Having seen the video replay, the drivers spoke in measured sentences with neither letting their emotions get the better. Standing back at their haulers in the chilly New Mexico night air, their opinions had hardly changed though. Marlar, who labeled Pierce a “whiner” during his podium interview that streamed live on FloRacing, was still sore because Pierce’s immediate postrace reaction was to flip him off.

“They’re mad and double birding me and s--- and I don’t like that,” Marlar said. “Me and him, we are out there racing and we wrecked together. That’s why we wear helmets. That don’t bother me one ounce. But I don’t like the disrespect that they give people all the time when something don’t go their way. The best my memory serves me is that he tore the whole damn left side off my car up there (in Mansfield, Ohio) at the Dirt Million for $250,000 or whatever it was and I never said a word to him. All I’m saying is he was trying to pass me, he hit me, and tore the side off my car and it didn’t help me or him. I ain’t mad at him over that. We were trying to win. But he can’t be mad at me when I hold my own either.”

Pierce thought Wednesday's collision was a little more than Marlar just holding his own.

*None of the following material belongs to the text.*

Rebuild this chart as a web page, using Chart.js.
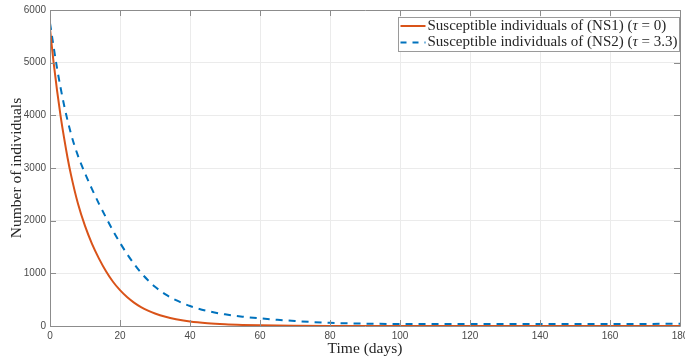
<!DOCTYPE html>
<html>
<head>
<meta charset="utf-8">
<script src="https://cdn.jsdelivr.net/npm/chart.js@4.4.1/dist/chart.umd.min.js"></script>
<style>
  html, body { margin: 0; padding: 0; background: #ffffff; overflow: hidden; }
  #wrap { width: 685px; height: 361px; }
</style>
</head>
<body>
<div id="wrap"><canvas id="c" width="685" height="361"></canvas></div>
<script>
// Susceptible population over time for the two model variants
const daysNS1 = [0, 1, 2, 3, 4, 5, 6, 8, 10, 12, 14, 16, 18, 20, 22, 24, 26, 28, 30, 33, 36, 40, 45, 50, 55, 60, 70, 80, 100, 120, 140, 160, 180];
const susceptibleNS1 = [5640, 5020, 4480, 4000, 3580, 3200, 2870, 2320, 1900, 1560, 1280, 1040, 840, 680, 550, 445, 360, 292, 237, 175, 130, 85, 52, 32, 20, 12, 5, 2, 1, 0, 0, 0, 0];

const daysNS2 = [0, 2, 4, 6, 8, 10, 12, 14, 16, 18, 20, 22, 24, 26, 28, 30, 33, 36, 40, 45, 50, 55, 60, 65, 70, 80, 90, 100, 120, 140, 160, 180];
const susceptibleNS2 = [5750, 4900, 4200, 3650, 3230, 2900, 2600, 2320, 2060, 1810, 1580, 1370, 1180, 1010, 870, 745, 600, 490, 380, 285, 222, 177, 145, 118, 95, 60, 45, 38, 36, 36, 38, 42];

const xTicks = [0, 20, 40, 60, 80, 100, 120, 140, 160, 180];
const yTicks = [0, 1000, 2000, 3000, 4000, 5000, 6000];

const legendLabels = [
  { before: "Susceptible individuals of (NS1) (", sym: "\u03C4", after: " = 0)" },
  { before: "Susceptible individuals of (NS2) (", sym: "\u03C4", after: " = 3.3)" }
];
const xTitle = "Time (days)";
const yTitle = "Number of individuals";

const ORANGE = "#D95319";
const BLUE = "#0072BD";
const AXIS = "#8c8c8c";
const TICKTXT = "#4a4a4a";
const SERIF = "'Liberation Serif', 'DejaVu Serif', serif";

function toPoints(xs, ys) { return xs.map((x, i) => ({ x: x, y: ys[i] })); }

// Box, inward ticks, axis titles and legend drawn on top of the plot
const frame = {
  id: "frame",
  afterDraw(chart) {
    const ctx = chart.ctx;
    const a = chart.chartArea;
    const xs = chart.scales.x, ys = chart.scales.y;
    const tl = 6;
    ctx.save();
    ctx.strokeStyle = AXIS;
    ctx.lineWidth = 1;
    ctx.beginPath();
    ctx.rect(Math.round(a.left) + 0.5, Math.round(a.top) + 0.5, Math.round(a.right - a.left), Math.round(a.bottom - a.top));
    ctx.stroke();
    ctx.beginPath();
    xTicks.forEach(v => {
      const px = Math.round(xs.getPixelForValue(v)) + 0.5;
      ctx.moveTo(px, a.bottom); ctx.lineTo(px, a.bottom - tl);
      ctx.moveTo(px, a.top); ctx.lineTo(px, a.top + tl);
    });
    yTicks.forEach(v => {
      const py = Math.round(ys.getPixelForValue(v)) + 0.5;
      ctx.moveTo(a.left, py); ctx.lineTo(a.left + tl, py);
      ctx.moveTo(a.right, py); ctx.lineTo(a.right - tl, py);
    });
    ctx.stroke();

    // axis titles
    ctx.fillStyle = "#262626";
    ctx.font = "15.5px " + SERIF;
    ctx.textAlign = "center";
    ctx.textBaseline = "middle";
    ctx.fillText(xTitle, (a.left + a.right) / 2, a.bottom + 23);
    ctx.save();
    ctx.translate(a.left - 33, (a.top + a.bottom) / 2);
    ctx.rotate(-Math.PI / 2);
    ctx.fillText(yTitle, 0, 0);
    ctx.restore();

    // legend
    const fs = "15px " + SERIF;
    const bw = 281, bh = 34;
    const bx = Math.round(a.right - bw - 1) + 0.5, by = Math.round(a.top + 7) + 0.5;
    ctx.fillStyle = "#ffffff";
    ctx.fillRect(bx, by, bw, bh);
    ctx.strokeStyle = "#9a9a9a";
    ctx.lineWidth = 1;
    ctx.strokeRect(bx, by, bw, bh);
    const rows = [by + 8.5, by + 25];
    const styles = [{ c: ORANGE, d: [] }, { c: BLUE, d: [6, 6] }];
    ctx.textAlign = "left";
    ctx.textBaseline = "middle";
    legendLabels.forEach((lab, i) => {
      const y = rows[i];
      ctx.save();
      ctx.strokeStyle = styles[i].c;
      ctx.lineWidth = 2;
      ctx.setLineDash(styles[i].d);
      ctx.beginPath();
      ctx.moveTo(bx + 2, y); ctx.lineTo(bx + 27, y);
      ctx.stroke();
      ctx.restore();
      let tx = bx + 29;
      ctx.fillStyle = "#262626";
      ctx.font = fs;
      ctx.fillText(lab.before, tx, y);
      tx += ctx.measureText(lab.before).width;
      ctx.font = "italic " + fs;
      ctx.fillText(lab.sym, tx, y);
      tx += ctx.measureText(lab.sym).width;
      ctx.font = fs;
      ctx.fillText(lab.after, tx, y);
    });
    ctx.restore();
  }
};

new Chart(document.getElementById("c"), {
  type: "line",
  data: {
    datasets: [
      {
        label: "NS1",
        data: toPoints(daysNS1, susceptibleNS1),
        borderColor: ORANGE,
        borderWidth: 2,
        pointRadius: 0,
        cubicInterpolationMode: "monotone",
        fill: false
      },
      {
        label: "NS2",
        data: toPoints(daysNS2, susceptibleNS2),
        borderColor: BLUE,
        borderWidth: 2,
        borderDash: [7, 6],
        pointRadius: 0,
        cubicInterpolationMode: "monotone",
        fill: false
      }
    ]
  },
  options: {
    responsive: false,
    animation: false,
    events: [],
    layout: { padding: { top: 10, right: 5, left: 0, bottom: 0 } },
    plugins: { legend: { display: false }, tooltip: { enabled: false } },
    scales: {
      x: {
        type: "linear",
        min: 0, max: 180,
        afterBuildTicks(s) { s.ticks = xTicks.map(v => ({ value: v })); },
        afterFit(s) { s.height = 35; s.paddingLeft = 0; s.paddingRight = 0; },
        grid: { color: "#ebebeb", drawTicks: false },
        border: { display: false },
        ticks: { padding: 4, color: TICKTXT, font: { family: "'Liberation Sans', Arial, sans-serif", size: 10 }, maxRotation: 0 }
      },
      y: {
        type: "linear",
        min: 0, max: 6000,
        afterBuildTicks(s) { s.ticks = yTicks.map(v => ({ value: v })); },
        afterFit(s) { s.width = 50; s.paddingTop = 0; s.paddingBottom = 0; },
        grid: { color: "#ebebeb", drawTicks: false },
        border: { display: false },
        ticks: { padding: 4, color: TICKTXT, font: { family: "'Liberation Sans', Arial, sans-serif", size: 10 }, callback: v => String(v) }
      }
    }
  },
  plugins: [frame]
});
</script>
</body>
</html>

“Watching the video, he was not wanting me to get down in front of him. He was filling a gap that wasn’t really there to fill and it led to me being spun out,” said Pierce. “In my opinion, I thought going down the backstretch that, ‘All right, we got this deal wrapped up.’ But (Steve Stultz) was really slow and all the sudden I just get a hit in the left rear and there was nothing I could do after that. I was pretty mad. I was pretty dejected. I’m just really glad that it wasn’t some really, really big race. It was still five grand-to-win and after all the struggles we’ve had this week so far it would have been great to win.

"But at the end of the day, at lead it wasn’t the Eldora Million or something like that and got taken from us. S--- happens, I believe is what he said. So when something like that happens to him, that’s what I’m gonna say.”